▶ GIVEN PROBLEM
Pictures stay out of the copy; restate everything else in the material exactly.

————————

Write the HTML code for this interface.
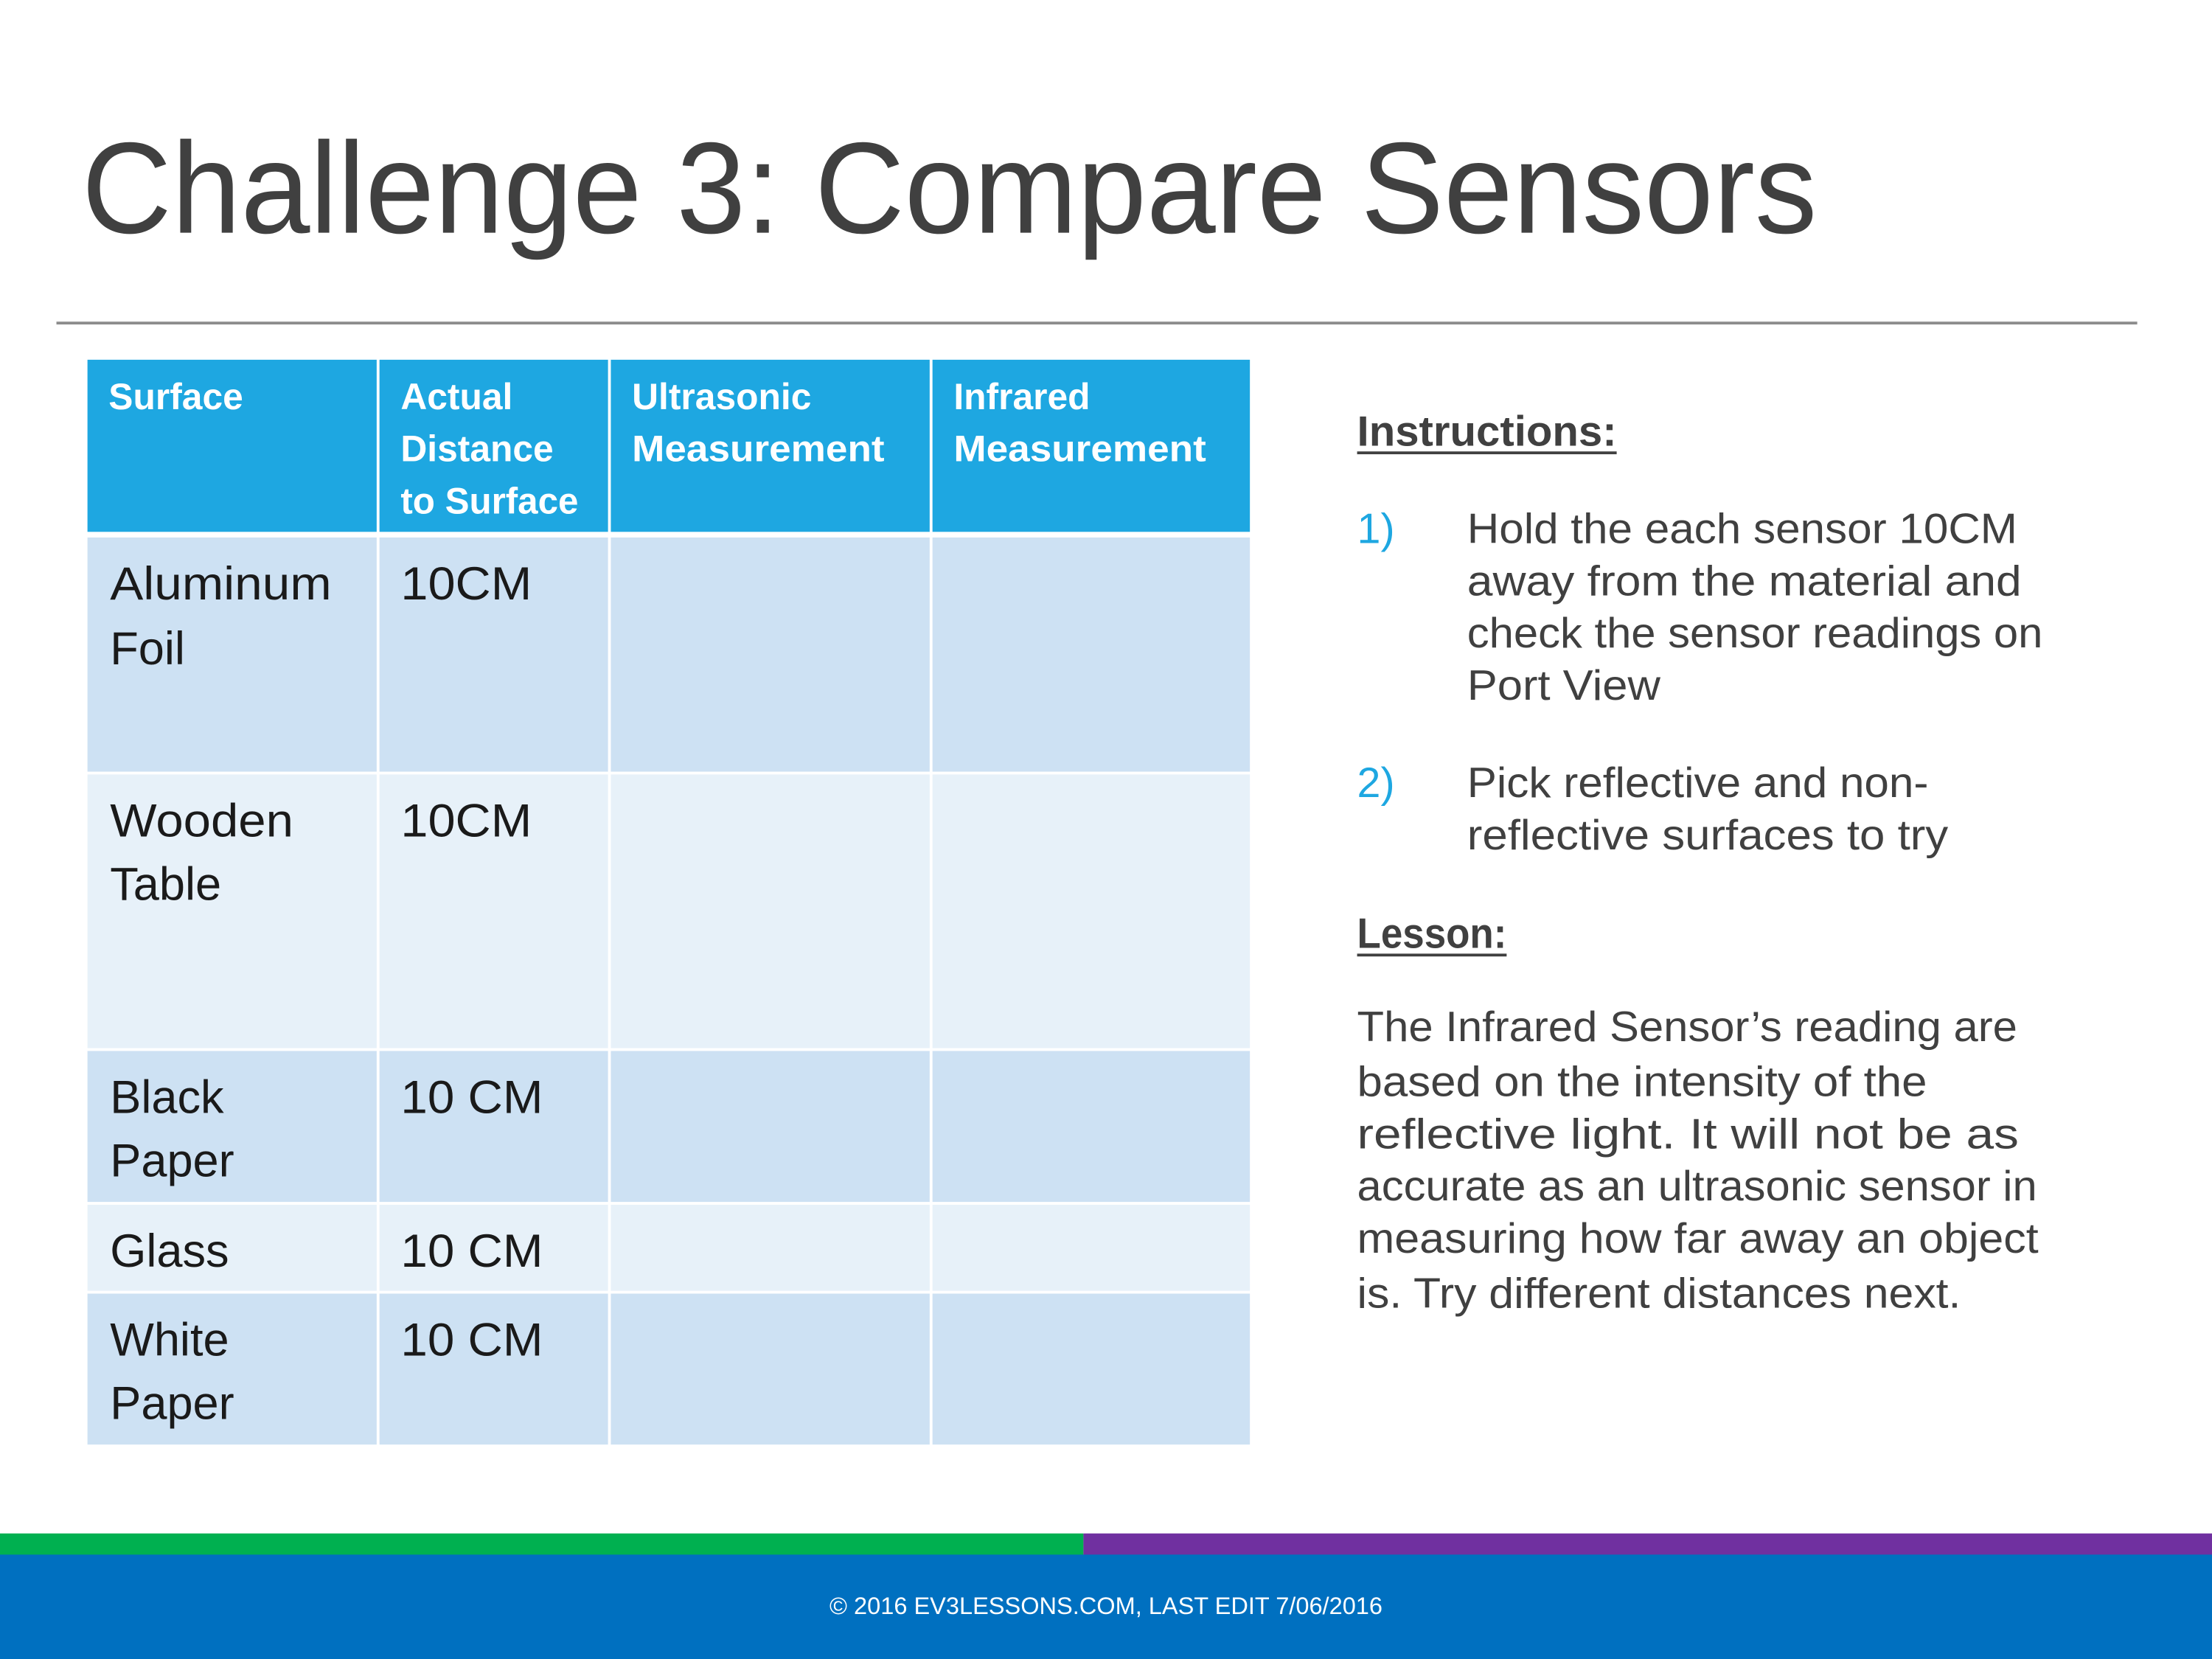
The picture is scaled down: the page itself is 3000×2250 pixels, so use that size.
<!DOCTYPE html>
<html><head><meta charset="utf-8"><style>html,body{margin:0;padding:0;background:#fff}svg{display:block}</style></head>
<body>
<svg width="3000" height="2250" viewBox="0 0 1568 1176" xmlns="http://www.w3.org/2000/svg" font-family="Liberation Sans, sans-serif">
<rect width="1568" height="1176" fill="#fff"/>
<text x="58" y="165" font-size="92" fill="#404040" textLength="1230" lengthAdjust="spacingAndGlyphs">Challenge 3: Compare Sensors</text>
<rect x="40" y="228" width="1475" height="2" fill="#8c8c8c"/>
<!-- table -->
<g>
<rect x="62" y="255" width="205" height="122" fill="#1ea7e1"/>
<rect x="269" y="255" width="162" height="122" fill="#1ea7e1"/>
<rect x="433" y="255" width="226" height="122" fill="#1ea7e1"/>
<rect x="661" y="255" width="225" height="122" fill="#1ea7e1"/>
<g fill="#cde1f3">
<rect x="62" y="381" width="205" height="166"/><rect x="269" y="381" width="162" height="166"/><rect x="433" y="381" width="226" height="166"/><rect x="661" y="381" width="225" height="166"/>
<rect x="62" y="745" width="205" height="107"/><rect x="269" y="745" width="162" height="107"/><rect x="433" y="745" width="226" height="107"/><rect x="661" y="745" width="225" height="107"/>
<rect x="62" y="917" width="205" height="107"/><rect x="269" y="917" width="162" height="107"/><rect x="433" y="917" width="226" height="107"/><rect x="661" y="917" width="225" height="107"/>
</g>
<g fill="#e7f1f9">
<rect x="62" y="549" width="205" height="194"/><rect x="269" y="549" width="162" height="194"/><rect x="433" y="549" width="226" height="194"/><rect x="661" y="549" width="225" height="194"/>
<rect x="62" y="854" width="205" height="61"/><rect x="269" y="854" width="162" height="61"/><rect x="433" y="854" width="226" height="61"/><rect x="661" y="854" width="225" height="61"/>
</g>
<g fill="#fff" font-size="26" font-weight="bold">
<text x="77" y="290">Surface</text>
<text x="284" y="290">Actual</text><text x="284" y="327">Distance</text><text x="284" y="364" textLength="126" lengthAdjust="spacingAndGlyphs">to Surface</text>
<text x="448" y="290">Ultrasonic</text><text x="448" y="327" textLength="179" lengthAdjust="spacingAndGlyphs">Measurement</text>
<text x="676" y="290">Infrared</text><text x="676" y="327" textLength="179" lengthAdjust="spacingAndGlyphs">Measurement</text>
</g>
<g fill="#1a1a1a" font-size="33">
<text x="78" y="425" textLength="157" lengthAdjust="spacingAndGlyphs">Aluminum</text><text x="78" y="471">Foil</text>
<text x="78" y="593" textLength="130" lengthAdjust="spacingAndGlyphs">Wooden</text><text x="78" y="638">Table</text>
<text x="78" y="789">Black</text><text x="78" y="834">Paper</text>
<text x="78" y="898">Glass</text>
<text x="78" y="961">White</text><text x="78" y="1006">Paper</text>
<text x="284" y="425" textLength="93" lengthAdjust="spacingAndGlyphs">10CM</text>
<text x="284" y="593" textLength="93" lengthAdjust="spacingAndGlyphs">10CM</text>
<text x="284" y="789" textLength="101" lengthAdjust="spacingAndGlyphs">10 CM</text>
<text x="284" y="898" textLength="101" lengthAdjust="spacingAndGlyphs">10 CM</text>
<text x="284" y="961" textLength="101" lengthAdjust="spacingAndGlyphs">10 CM</text>
</g>
</g>
<!-- right side -->
<g font-size="30" fill="#404040">
<text x="962" y="316" font-weight="bold" textLength="184" lengthAdjust="spacingAndGlyphs">Instructions:</text>
<rect x="962" y="320" width="184" height="2"/>
<text x="962" y="385" fill="#1ea7e1">1)</text>
<text x="1040" y="385" textLength="390" lengthAdjust="spacingAndGlyphs">Hold the each sensor 10CM</text>
<text x="1040" y="422" textLength="393" lengthAdjust="spacingAndGlyphs">away from the material and</text>
<text x="1040" y="459" textLength="408" lengthAdjust="spacingAndGlyphs">check the sensor readings on</text>
<text x="1040" y="496" textLength="137" lengthAdjust="spacingAndGlyphs">Port View</text>
<text x="962" y="565" fill="#1ea7e1">2)</text>
<text x="1040" y="565" textLength="327" lengthAdjust="spacingAndGlyphs">Pick reflective and non-</text>
<text x="1040" y="602" textLength="341" lengthAdjust="spacingAndGlyphs">reflective surfaces to try</text>
<text x="962" y="672" font-weight="bold" textLength="106" lengthAdjust="spacingAndGlyphs">Lesson:</text>
<rect x="962" y="676" width="106" height="2"/>
<text x="962" y="738" textLength="468" lengthAdjust="spacingAndGlyphs">The Infrared Sensor’s reading are</text>
<text x="962" y="777" textLength="404" lengthAdjust="spacingAndGlyphs">based on the intensity of the</text>
<text x="962" y="814" textLength="469" lengthAdjust="spacingAndGlyphs">reflective light.  It will not be as</text>
<text x="962" y="851" textLength="482" lengthAdjust="spacingAndGlyphs">accurate as an ultrasonic sensor in</text>
<text x="962" y="888" textLength="483" lengthAdjust="spacingAndGlyphs">measuring how far away an object</text>
<text x="962" y="927" textLength="428" lengthAdjust="spacingAndGlyphs">is. Try different distances next.</text>
</g>
<!-- footer -->
<rect x="0" y="1087" width="768" height="16" fill="#00b050"/>
<rect x="768" y="1087" width="800" height="16" fill="#7030a0"/>
<rect x="0" y="1102" width="1568" height="74" fill="#0070c0"/>
<text x="784" y="1144" font-size="17" fill="#fff" text-anchor="middle" textLength="392" lengthAdjust="spacingAndGlyphs">© 2016 EV3LESSONS.COM, LAST EDIT 7/06/2016</text>
</svg>
</body></html>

————————

▶ TASK SOLUTION
Write the HTML code for this interface.
The picture is scaled down: the page itself is 3000×2250 pixels, so use that size.
<!DOCTYPE html>
<html><head><meta charset="utf-8"><style>html,body{margin:0;padding:0;background:#fff}svg{display:block}</style></head>
<body>
<svg width="3000" height="2250" viewBox="0 0 1568 1176" xmlns="http://www.w3.org/2000/svg" font-family="Liberation Sans, sans-serif">
<rect width="1568" height="1176" fill="#fff"/>
<text x="58" y="165" font-size="92" fill="#404040" textLength="1230" lengthAdjust="spacingAndGlyphs">Challenge 3: Compare Sensors</text>
<rect x="40" y="228" width="1475" height="2" fill="#8c8c8c"/>
<!-- table -->
<g>
<rect x="62" y="255" width="205" height="122" fill="#1ea7e1"/>
<rect x="269" y="255" width="162" height="122" fill="#1ea7e1"/>
<rect x="433" y="255" width="226" height="122" fill="#1ea7e1"/>
<rect x="661" y="255" width="225" height="122" fill="#1ea7e1"/>
<g fill="#cde1f3">
<rect x="62" y="381" width="205" height="166"/><rect x="269" y="381" width="162" height="166"/><rect x="433" y="381" width="226" height="166"/><rect x="661" y="381" width="225" height="166"/>
<rect x="62" y="745" width="205" height="107"/><rect x="269" y="745" width="162" height="107"/><rect x="433" y="745" width="226" height="107"/><rect x="661" y="745" width="225" height="107"/>
<rect x="62" y="917" width="205" height="107"/><rect x="269" y="917" width="162" height="107"/><rect x="433" y="917" width="226" height="107"/><rect x="661" y="917" width="225" height="107"/>
</g>
<g fill="#e7f1f9">
<rect x="62" y="549" width="205" height="194"/><rect x="269" y="549" width="162" height="194"/><rect x="433" y="549" width="226" height="194"/><rect x="661" y="549" width="225" height="194"/>
<rect x="62" y="854" width="205" height="61"/><rect x="269" y="854" width="162" height="61"/><rect x="433" y="854" width="226" height="61"/><rect x="661" y="854" width="225" height="61"/>
</g>
<g fill="#fff" font-size="26" font-weight="bold">
<text x="77" y="290">Surface</text>
<text x="284" y="290">Actual</text><text x="284" y="327">Distance</text><text x="284" y="364" textLength="126" lengthAdjust="spacingAndGlyphs">to Surface</text>
<text x="448" y="290">Ultrasonic</text><text x="448" y="327" textLength="179" lengthAdjust="spacingAndGlyphs">Measurement</text>
<text x="676" y="290">Infrared</text><text x="676" y="327" textLength="179" lengthAdjust="spacingAndGlyphs">Measurement</text>
</g>
<g fill="#1a1a1a" font-size="33">
<text x="78" y="425" textLength="157" lengthAdjust="spacingAndGlyphs">Aluminum</text><text x="78" y="471">Foil</text>
<text x="78" y="593" textLength="130" lengthAdjust="spacingAndGlyphs">Wooden</text><text x="78" y="638">Table</text>
<text x="78" y="789">Black</text><text x="78" y="834">Paper</text>
<text x="78" y="898">Glass</text>
<text x="78" y="961">White</text><text x="78" y="1006">Paper</text>
<text x="284" y="425" textLength="93" lengthAdjust="spacingAndGlyphs">10CM</text>
<text x="284" y="593" textLength="93" lengthAdjust="spacingAndGlyphs">10CM</text>
<text x="284" y="789" textLength="101" lengthAdjust="spacingAndGlyphs">10 CM</text>
<text x="284" y="898" textLength="101" lengthAdjust="spacingAndGlyphs">10 CM</text>
<text x="284" y="961" textLength="101" lengthAdjust="spacingAndGlyphs">10 CM</text>
</g>
</g>
<!-- right side -->
<g font-size="30" fill="#404040">
<text x="962" y="316" font-weight="bold" textLength="184" lengthAdjust="spacingAndGlyphs">Instructions:</text>
<rect x="962" y="320" width="184" height="2"/>
<text x="962" y="385" fill="#1ea7e1">1)</text>
<text x="1040" y="385" textLength="390" lengthAdjust="spacingAndGlyphs">Hold the each sensor 10CM</text>
<text x="1040" y="422" textLength="393" lengthAdjust="spacingAndGlyphs">away from the material and</text>
<text x="1040" y="459" textLength="408" lengthAdjust="spacingAndGlyphs">check the sensor readings on</text>
<text x="1040" y="496" textLength="137" lengthAdjust="spacingAndGlyphs">Port View</text>
<text x="962" y="565" fill="#1ea7e1">2)</text>
<text x="1040" y="565" textLength="327" lengthAdjust="spacingAndGlyphs">Pick reflective and non-</text>
<text x="1040" y="602" textLength="341" lengthAdjust="spacingAndGlyphs">reflective surfaces to try</text>
<text x="962" y="672" font-weight="bold" textLength="106" lengthAdjust="spacingAndGlyphs">Lesson:</text>
<rect x="962" y="676" width="106" height="2"/>
<text x="962" y="738" textLength="468" lengthAdjust="spacingAndGlyphs">The Infrared Sensor’s reading are</text>
<text x="962" y="777" textLength="404" lengthAdjust="spacingAndGlyphs">based on the intensity of the</text>
<text x="962" y="814" textLength="469" lengthAdjust="spacingAndGlyphs">reflective light.  It will not be as</text>
<text x="962" y="851" textLength="482" lengthAdjust="spacingAndGlyphs">accurate as an ultrasonic sensor in</text>
<text x="962" y="888" textLength="483" lengthAdjust="spacingAndGlyphs">measuring how far away an object</text>
<text x="962" y="927" textLength="428" lengthAdjust="spacingAndGlyphs">is. Try different distances next.</text>
</g>
<!-- footer -->
<rect x="0" y="1087" width="768" height="16" fill="#00b050"/>
<rect x="768" y="1087" width="800" height="16" fill="#7030a0"/>
<rect x="0" y="1102" width="1568" height="74" fill="#0070c0"/>
<text x="784" y="1144" font-size="17" fill="#fff" text-anchor="middle" textLength="392" lengthAdjust="spacingAndGlyphs">© 2016 EV3LESSONS.COM, LAST EDIT 7/06/2016</text>
</svg>
</body></html>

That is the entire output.